Wow, I think that's the first time here someone was just like "maybe your right.. Asellus."
Anyway, like I said, the typical inversion of controls in like a flight situation such as Star Fox combined with the Wii-mote for certain flying or airborne segments was pretty uneven.
To be honest, one of my larger concerns is just with joysticks generally, navigating with the nun-chuk was more challenging than usual because I'm not left-handed, but also because Joystick controls have always felt somewhat more imprecise compared to the D pad, all the way back to N64 or even including in the Arcades.
Most 3D action games opt not to include complex action scenarios in response to those concerns in the 3D realm, Nintendo opted not to sacrifice any ambition.

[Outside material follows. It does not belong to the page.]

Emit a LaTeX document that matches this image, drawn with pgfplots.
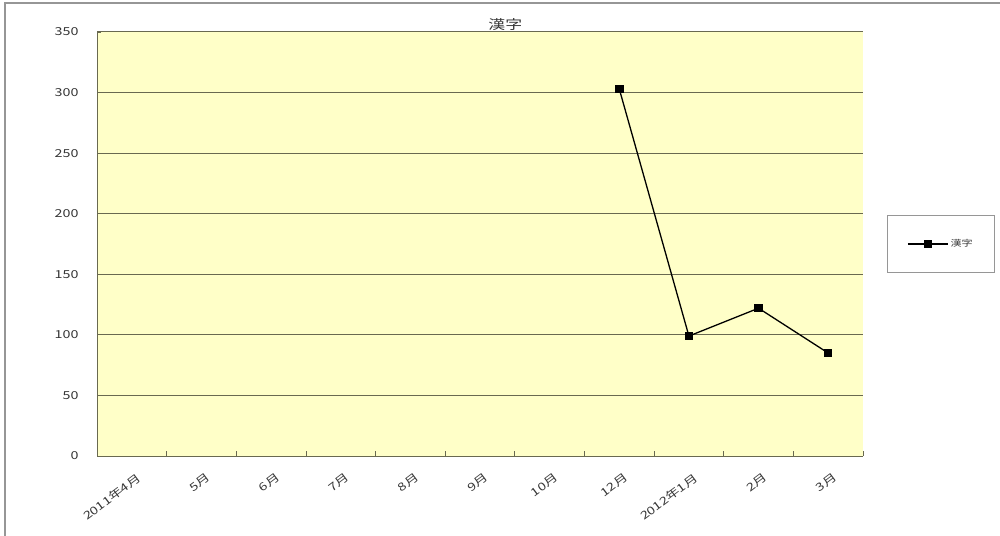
\documentclass[border=0pt]{standalone}
\usepackage{pgfplots}
\pgfplotsset{compat=1.18}
\usepackage{fontspec}
\setmainfont[FakeStretch=1.3]{Noto Sans CJK JP}
\definecolor{plotbg}{RGB}{255,255,200}
\definecolor{gridc}{RGB}{105,105,80}
\definecolor{framec}{RGB}{150,150,150}
\definecolor{txt}{RGB}{55,55,55}

\begin{document}
\begin{tikzpicture}
\useasboundingbox (0pt,0pt) rectangle (1000pt,535pt);
\fill[white] (0pt,0pt) rectangle (1000pt,535pt);
% outer chart frame
\draw[framec, line width=1.5pt] (5pt,-10pt) -- (5pt,532pt) -- (1010pt,532pt);
\begin{axis}[
  at={(97pt,79pt)}, anchor=south west,
  width=766pt, height=424pt, scale only axis,
  xmin=-0.5, xmax=10.5, ymin=0, ymax=350,
  ytick={0,50,...,350},
  xtick={0,...,10},
  xticklabels={2011年4月,5月,6月,7月,8月,9月,10月,12月,2012年1月,2月,3月},
  minor xtick={-0.5,0.5,...,10.5},
  axis x line*=bottom, axis y line*=left,
  axis line style={gridc, line width=1pt, -},
  tick align=inside,
  xtick align=inside,
  major x tick style={draw=none},
  minor tick length=5pt,
  major tick length=4pt,
  tick style={gridc, line width=0.8pt},
  ymajorgrids,
  grid style={gridc, line width=1pt},
  axis background/.style={fill=plotbg},
  title={漢字},
  title style={font=\fontsize{13}{15}\selectfont, text=txt, at={(0.533,1)}, anchor=center, yshift=1pt},
  yticklabel style={font=\fontsize{11}{13}\selectfont, text=txt, xshift=-15pt},
  xticklabel style={font=\fontsize{11}{13}\selectfont, text=txt, rotate=37, anchor=north east, yshift=-12pt, xshift=-3pt},
  /pgf/number format/assume math mode=true,
  legend style={at={(1.031,0.5)}, anchor=west, draw=framec, line width=1pt,
    font=\fontsize{8.5}{10}\selectfont, text=txt, inner xsep=20pt, inner ysep=22pt},
  legend image code/.code={\draw[mark repeat=2,mark phase=2] plot coordinates {(0pt,0pt) (20pt,0pt) (40pt,0pt)};},
]
\addplot[black, line width=1.3pt, mark=square*, mark size=3.6pt, mark options={solid, black}]
  coordinates {(7,303) (8,99) (9,122) (10,85)};
\addlegendentry{漢字}
\end{axis}
\end{tikzpicture}
\end{document}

I feel like all the concerns people levied at SS are equally applicable to SMB64, the Wii-mote aspect, whether it's navigating the beetle, the hookshot, the sword, the slingshot, even bombs are all pretty posh but turning a sharp corner on a ledge or negotiating a weird camera angle are all just as potentially fraught with challenge.
In general though, Nintendo manages to make it all work anyway, and more often than not, a simplified approach whether it's Arkham or something else, ends up even more awkward because despite the absence of scenarios that would likely make you feel the heat (more enemies on screen), the few you end up dealing with have such a sludgy vibe even though there is no issue of not winning it's often awkward anyway.
In essence, subtracting the possibility of getting hit or death isn't making the mechanics any better, it's just removing what people conventionally conceive as the source of their irritation, and the issues in SS are more attributable to 3D games in general than the Wii-mote.